Infection preventionists and central services professionals devote their careers to ensuring that patients are safe from potentially fatal infections that can be acquired in medical settings. With approximately 300,000 surgical site infections (SSIs) occurring annually in U.S. hospitals, resulting in approximately 9,000 attributable deaths, these healthcare professionals strive to ensure their hospitals’ sterilization protocols are current and identify new potential causes of infection. Recent instances of bacterial infections due to contaminated endoscopes have shocked the infection prevention community. To think that the very instruments designed to keep patients healthy, have caused fatal infections, is horrifying. As it turns out, however, endoscopes may not be the only items in the OR that aren’t doing their job.

A recent scientific study published in the American Journal of Infection Control (AJIC) found that certain sterilization packaging systems, used to maintain the sterility of surgical instruments from the time of sterilization until use in the OR, may also not be doing an adequate job. The study, conducted by the research group Applied Research Associates, and funded by Halyard Health (formerly Kimberly-Clark Heath Care), evaluated the effectiveness of rigid containers versus sterilization wrap – the two main types of sterile packaging systems – at preventing bacteria from contaminating their contents post-sterilization.

The study evaluated 111 rigid containers and 161 wrapped trays using sterilization wrap and found that the wrapped trays demonstrated greater protection of their contents than rigid containers.v More specifically, after terminal sterilization 87 percent of rigid containers allowed bacteria to enter during transport and handling, and older containers with 5 to 9 years of use were more likely to contain higher levels of bacterial contamination than unused or newer containers. However, even the unused and newer containers contained bacteria. One hundred percent of sterilization wraps, on the other hand, successfully prevented bacteria from entering during transport and handling.

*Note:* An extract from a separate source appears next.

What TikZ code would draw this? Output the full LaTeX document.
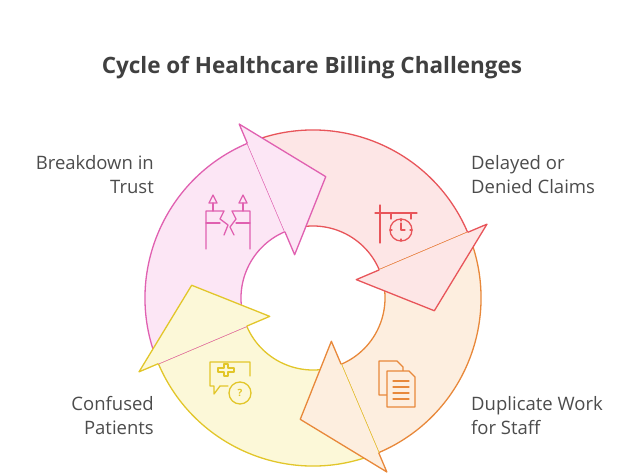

These findings are particularly compelling given that the sterilization packaging systems were subjected to a series of bacterial challenges mimicking the real-life conditions of a hospital setting. However, they aren’t entirely novel. Nearly a decade earlier another study published in AJIC explored the ability of rigid containers to protect their contents from exposure to bacteria post-sterilization. Similar to its more recent counterpart, the study found the vast majority of rigid containers to be ineffective in maintaining sterility of their contents.